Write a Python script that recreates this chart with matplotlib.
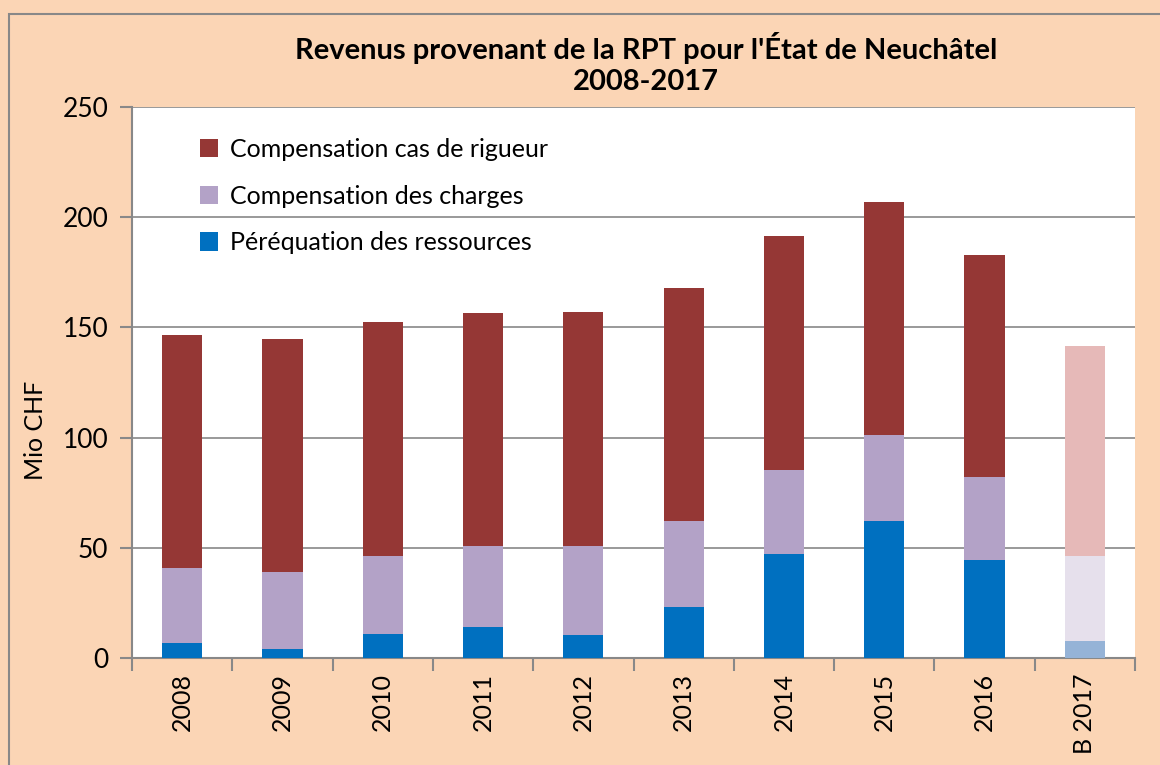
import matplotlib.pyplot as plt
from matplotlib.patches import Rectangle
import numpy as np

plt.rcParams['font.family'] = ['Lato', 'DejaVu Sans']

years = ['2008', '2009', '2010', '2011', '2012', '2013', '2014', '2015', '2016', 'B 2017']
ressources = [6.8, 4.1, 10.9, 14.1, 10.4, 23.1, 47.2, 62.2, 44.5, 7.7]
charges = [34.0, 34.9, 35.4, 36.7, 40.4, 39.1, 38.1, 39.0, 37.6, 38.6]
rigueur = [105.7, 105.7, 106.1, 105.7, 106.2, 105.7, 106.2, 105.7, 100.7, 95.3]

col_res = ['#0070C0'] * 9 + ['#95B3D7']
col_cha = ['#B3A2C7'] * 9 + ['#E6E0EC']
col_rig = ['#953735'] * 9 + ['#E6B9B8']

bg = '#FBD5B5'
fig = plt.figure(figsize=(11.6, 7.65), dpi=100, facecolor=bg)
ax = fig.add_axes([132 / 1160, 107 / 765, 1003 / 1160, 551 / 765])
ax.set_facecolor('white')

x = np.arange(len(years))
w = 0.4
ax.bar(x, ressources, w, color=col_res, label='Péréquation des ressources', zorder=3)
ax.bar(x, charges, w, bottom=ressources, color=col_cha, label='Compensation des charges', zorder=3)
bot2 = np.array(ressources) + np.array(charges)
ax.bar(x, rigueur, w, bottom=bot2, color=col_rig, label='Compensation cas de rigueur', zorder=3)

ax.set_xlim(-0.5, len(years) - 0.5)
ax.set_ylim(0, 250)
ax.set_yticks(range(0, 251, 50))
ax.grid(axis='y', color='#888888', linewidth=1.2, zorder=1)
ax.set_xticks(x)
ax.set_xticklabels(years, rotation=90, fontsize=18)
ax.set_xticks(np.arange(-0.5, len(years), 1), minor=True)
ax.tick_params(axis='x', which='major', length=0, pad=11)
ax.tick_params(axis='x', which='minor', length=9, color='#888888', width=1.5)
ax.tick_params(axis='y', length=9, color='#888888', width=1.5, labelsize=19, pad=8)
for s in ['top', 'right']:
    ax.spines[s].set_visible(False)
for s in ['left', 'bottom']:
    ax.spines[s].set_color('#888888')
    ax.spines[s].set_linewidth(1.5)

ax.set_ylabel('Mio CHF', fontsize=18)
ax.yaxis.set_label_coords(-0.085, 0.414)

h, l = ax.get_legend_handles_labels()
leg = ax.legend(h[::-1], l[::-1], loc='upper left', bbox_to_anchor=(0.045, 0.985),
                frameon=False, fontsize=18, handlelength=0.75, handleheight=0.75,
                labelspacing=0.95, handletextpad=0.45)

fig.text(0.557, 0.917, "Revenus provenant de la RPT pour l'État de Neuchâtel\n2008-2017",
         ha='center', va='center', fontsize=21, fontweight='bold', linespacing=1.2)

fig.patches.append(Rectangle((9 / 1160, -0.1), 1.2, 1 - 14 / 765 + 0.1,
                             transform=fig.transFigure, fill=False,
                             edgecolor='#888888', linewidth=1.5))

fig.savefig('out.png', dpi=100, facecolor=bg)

______________________________

**GIVEN PROBLEM:** Output exactly the span of lines from the top of the listing through the line holding "ax.spines[s].set_linewidth(1.5)", and leave every picture out.

**SOLUTION FOR THIS TASK:**
Write a Python script that recreates this chart with matplotlib.
import matplotlib.pyplot as plt
from matplotlib.patches import Rectangle
import numpy as np

plt.rcParams['font.family'] = ['Lato', 'DejaVu Sans']

years = ['2008', '2009', '2010', '2011', '2012', '2013', '2014', '2015', '2016', 'B 2017']
ressources = [6.8, 4.1, 10.9, 14.1, 10.4, 23.1, 47.2, 62.2, 44.5, 7.7]
charges = [34.0, 34.9, 35.4, 36.7, 40.4, 39.1, 38.1, 39.0, 37.6, 38.6]
rigueur = [105.7, 105.7, 106.1, 105.7, 106.2, 105.7, 106.2, 105.7, 100.7, 95.3]

col_res = ['#0070C0'] * 9 + ['#95B3D7']
col_cha = ['#B3A2C7'] * 9 + ['#E6E0EC']
col_rig = ['#953735'] * 9 + ['#E6B9B8']

bg = '#FBD5B5'
fig = plt.figure(figsize=(11.6, 7.65), dpi=100, facecolor=bg)
ax = fig.add_axes([132 / 1160, 107 / 765, 1003 / 1160, 551 / 765])
ax.set_facecolor('white')

x = np.arange(len(years))
w = 0.4
ax.bar(x, ressources, w, color=col_res, label='Péréquation des ressources', zorder=3)
ax.bar(x, charges, w, bottom=ressources, color=col_cha, label='Compensation des charges', zorder=3)
bot2 = np.array(ressources) + np.array(charges)
ax.bar(x, rigueur, w, bottom=bot2, color=col_rig, label='Compensation cas de rigueur', zorder=3)

ax.set_xlim(-0.5, len(years) - 0.5)
ax.set_ylim(0, 250)
ax.set_yticks(range(0, 251, 50))
ax.grid(axis='y', color='#888888', linewidth=1.2, zorder=1)
ax.set_xticks(x)
ax.set_xticklabels(years, rotation=90, fontsize=18)
ax.set_xticks(np.arange(-0.5, len(years), 1), minor=True)
ax.tick_params(axis='x', which='major', length=0, pad=11)
ax.tick_params(axis='x', which='minor', length=9, color='#888888', width=1.5)
ax.tick_params(axis='y', length=9, color='#888888', width=1.5, labelsize=19, pad=8)
for s in ['top', 'right']:
    ax.spines[s].set_visible(False)
for s in ['left', 'bottom']:
    ax.spines[s].set_color('#888888')
    ax.spines[s].set_linewidth(1.5)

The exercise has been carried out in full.